INFORMATION SHOWN ::

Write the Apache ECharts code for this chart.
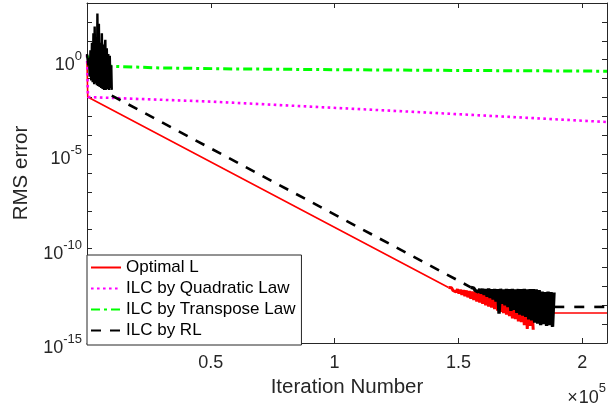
<!DOCTYPE html>
<html>
<head>
<meta charset="utf-8">
<script src="https://cdn.jsdelivr.net/npm/echarts@6/dist/echarts.min.js"></script>
<style>
html, body { margin: 0; padding: 0; background: #fff; }
#chart { width: 610px; height: 406px; }
</style>
</head>
<body>
<div id="chart"></div>
<script>
// values are [iteration, log10(RMS error)]
const seriesNames = ['Optimal L', 'ILC by Quadratic Law', 'ILC by Transpose Law', 'ILC by RL'];
const xTicks = [0, 50000, 100000, 150000, 200000];
const yLabelDecades = [-15, -10, -5, 0];

const optimalMain = [[0, -0.15], [300, -1.98], [146000, -12.06]];

const optimalBand = [
  [146000, -12.06],
  [146600, -12.14], [147200, -12.08], [147800, -12.22], [148400, -12.12], [149000, -12.30],
  [149600, -12.15], [150200, -12.38], [150800, -12.18], [151400, -12.45], [152000, -12.20],
  [152600, -12.52], [153200, -12.22], [153800, -12.58], [154400, -12.25], [155000, -12.66],
  [155600, -12.28], [156200, -12.72], [156800, -12.30], [157400, -12.80], [158000, -12.33],
  [158600, -12.86], [159200, -12.36], [159800, -12.93], [160400, -12.40], [161000, -13.00],
  [161600, -12.42], [162200, -13.07], [162800, -12.45], [163400, -13.13], [164000, -12.48],
  [164600, -13.20], [165200, -12.50], [165800, -13.28], [166400, -12.55], [167000, -13.35],
  [167600, -12.58], [168200, -13.42], [168800, -12.60], [169400, -13.50], [170000, -12.63],
  [170600, -13.58], [171200, -12.66], [171800, -13.70], [172400, -12.70], [173000, -13.74],
  [173600, -12.72], [174200, -13.85], [174800, -12.75], [175400, -13.90], [176000, -12.78],
  [176600, -14.05], [177200, -12.82], [177800, -14.25], [178400, -12.85], [179000, -14.10],
  [179600, -12.88], [180200, -14.30]
];

const optimalTail = [[180400, -13.41], [210000, -13.41]];

const quadraticLaw = [[0, 0.25], [400, -1.98], [50000, -2.22], [130000, -2.75], [210000, -3.3]];

const transposeLaw = [
  [0, 0.2], [2000, -0.15], [5000, -0.28], [10000, -0.35], [30000, -0.44],
  [60000, -0.49], [100000, -0.53], [150000, -0.57], [210000, -0.61]
];

const rlBurst = [
  [0, 0.3], [500, -0.3], [800, 0.1], [1100, -0.9], [1400, 0.5], [1700, -1.1], [2000, 0.9],
  [2300, -1.2], [2600, 1.4], [2900, -1.3], [3100, 1.75], [3400, -1.25], [3700, 1.1],
  [4000, -1.35], [4200, 2.45], [4500, -1.4], [4800, 1.9], [5100, -1.45], [5400, 0.9],
  [5700, -1.5], [6000, 1.4], [6300, -1.55], [6600, 0.8], [6900, -1.6], [7200, 0.7],
  [7400, 1.05], [7700, -1.6], [8000, 0.6], [8300, -1.55], [8600, 0.3], [8900, -1.6],
  [9200, 0.2], [9500, -1.5], [9800, -0.3], [10000, -1.6]
];

const rlDecay = [[10000, -1.9], [155000, -12.05]];

const rlBand = [
  [155000, -12.05], [155600, -12.12], [156200, -12.10], [156800, -12.22], [157400, -12.12],
  [158000, -12.30], [158600, -12.14], [159200, -12.38], [159800, -12.13], [160400, -12.45],
  [161000, -12.15], [161600, -12.55], [162200, -12.12], [162800, -12.62], [163400, -12.16],
  [164000, -12.70], [164600, -12.14], [165200, -12.80], [165800, -12.15], [166400, -13.45],
  [167000, -12.13], [167600, -12.92], [168200, -12.16], [168800, -13.00], [169400, -12.14],
  [170000, -13.10], [170600, -12.15], [171200, -13.30], [171800, -12.13], [172400, -13.25],
  [173000, -12.16], [173600, -13.40], [174200, -12.14], [174800, -13.50], [175400, -12.15],
  [176000, -13.55], [176600, -12.13], [177200, -13.62], [177800, -12.16], [178400, -13.75],
  [179000, -12.15], [179600, -13.80], [180200, -12.14], [180800, -13.92], [181400, -12.16],
  [182000, -13.98], [182600, -12.20], [183200, -14.05], [183800, -12.28], [184400, -14.00],
  [185000, -12.30], [185600, -14.10], [186200, -12.28], [186800, -14.05], [187400, -12.30],
  [188000, -14.15], [188600, -12.32]
];

const rlTail = [[188700, -13.09], [210000, -13.09]];

const FONT = 'Liberation Sans, Arial, Helvetica, sans-serif';
const INK = '#262626';

let chart = echarts.init(document.getElementById('chart'), null, { renderer: 'canvas' });

let baseAxisX = {
  type: 'value', min: 0, max: 210000, interval: 50000,
  axisLine: { show: true, onZero: false, lineStyle: { color: INK, width: 1 } },
  axisTick: { inside: true, length: 5, lineStyle: { color: INK } },
  splitLine: { show: false }
};
let baseAxisY = {
  type: 'value', min: -15, max: 3, interval: 1,
  axisLine: { show: true, onZero: false, lineStyle: { color: INK, width: 1 } },
  axisTick: { inside: true, length: 5, lineStyle: { color: INK } },
  splitLine: { show: false }
};

function lineSeries(name, data, color, width, dash) {
  return {
    name: name, type: 'line', data: data, symbol: 'none', showSymbol: false,
    lineStyle: { color: color, width: width, type: dash || 'solid' },
    itemStyle: { color: color }
  };
}

let option = {
  animation: false,
  backgroundColor: '#fff',
  textStyle: { fontFamily: FONT },
  grid: { left: 87, right: 2, top: 3, bottom: 63, containLabel: false },
  xAxis: [
    Object.assign({}, baseAxisX, {
      position: 'bottom',
      name: 'Iteration Number', nameLocation: 'middle', nameGap: 31,
      nameTextStyle: { fontSize: 20.5, color: INK, fontFamily: FONT },
      axisLabel: {
        fontSize: 18, color: INK, fontFamily: FONT, margin: 11,
        formatter: function (v) {
          return xTicks.indexOf(v) > 0 ? String(v / 100000) : '';
        }
      }
    }),
    Object.assign({}, baseAxisX, { position: 'top', axisLabel: { show: false } })
  ],
  yAxis: [
    Object.assign({}, baseAxisY, {
      position: 'left',
      name: 'RMS error', nameLocation: 'middle', nameGap: 53,
      nameTextStyle: { fontSize: 20.5, color: INK, fontFamily: FONT },
      axisLabel: {
        interval: 0, margin: 5, color: INK, fontFamily: FONT,
        formatter: function (v) {
          return yLabelDecades.indexOf(v) >= 0 ? '{b|10}{s|' + v + '}' : '';
        },
        rich: {
          b: { fontSize: 18, color: INK, fontFamily: FONT, lineHeight: 28, verticalAlign: 'bottom' },
          s: { fontSize: 13, color: INK, fontFamily: FONT, lineHeight: 28, verticalAlign: 'top', padding: [4, 0, 0, 0] }
        }
      }
    }),
    Object.assign({}, baseAxisY, { position: 'right', axisLabel: { show: false } })
  ],
  legend: {
    data: seriesNames,
    orient: 'vertical', left: 87, top: 255,
    itemWidth: 30, itemHeight: 14, itemGap: 4,
    padding: [4, 6, 6, 3],
    backgroundColor: '#fff', borderColor: INK, borderWidth: 1, borderRadius: 0,
    itemStyle: { opacity: 0, borderWidth: 0 },
    textStyle: { fontSize: 17, color: '#000', fontFamily: FONT },
    selectedMode: false
  },
  graphic: [{
    type: 'text', right: 4, top: 382,
    style: {
      text: '{m|\u00d7}{b|10}{s|5}',
      rich: {
        m: { fontSize: 18, fill: INK, fontFamily: FONT, lineHeight: 25, verticalAlign: 'bottom', padding: [0, 1, 0, 0] },
        b: { fontSize: 18, fill: INK, fontFamily: FONT, lineHeight: 25, verticalAlign: 'bottom' },
        s: { fontSize: 13, fill: INK, fontFamily: FONT, lineHeight: 25, verticalAlign: 'top' }
      }
    }
  }],
  series: [
    lineSeries(seriesNames[0], optimalMain, '#ff0000', 1.6),
    lineSeries(seriesNames[1], quadraticLaw, '#ff00ff', 2.6, [2.6, 3.4]),
    lineSeries(seriesNames[2], transposeLaw, '#00ff00', 3, [9, 4, 3, 4]),
    lineSeries(seriesNames[3], rlDecay, '#000000', 2.6, [10, 9]),
    lineSeries('opt-band', optimalBand, '#ff0000', 3),
    lineSeries('opt-tail', optimalTail, '#ff0000', 1.6),
    lineSeries('rl-burst', rlBurst, '#000000', 2.4),
    lineSeries('rl-band', rlBand, '#000000', 3.4),
    lineSeries('rl-tail', rlTail, '#000000', 2.6, [10, 10])
  ]
};

chart.setOption(option);
</script>
</body>
</html>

TASK OBJECTIVE :: Starting with the first line of the data above and ending with the line containing "-1.98], [146000, -12.06]];", please restate every line exactly, leaving images out.

REPLY ::
Write the Apache ECharts code for this chart.
<!DOCTYPE html>
<html>
<head>
<meta charset="utf-8">
<script src="https://cdn.jsdelivr.net/npm/echarts@6/dist/echarts.min.js"></script>
<style>
html, body { margin: 0; padding: 0; background: #fff; }
#chart { width: 610px; height: 406px; }
</style>
</head>
<body>
<div id="chart"></div>
<script>
// values are [iteration, log10(RMS error)]
const seriesNames = ['Optimal L', 'ILC by Quadratic Law', 'ILC by Transpose Law', 'ILC by RL'];
const xTicks = [0, 50000, 100000, 150000, 200000];
const yLabelDecades = [-15, -10, -5, 0];

const optimalMain = [[0, -0.15], [300, -1.98], [146000, -12.06]];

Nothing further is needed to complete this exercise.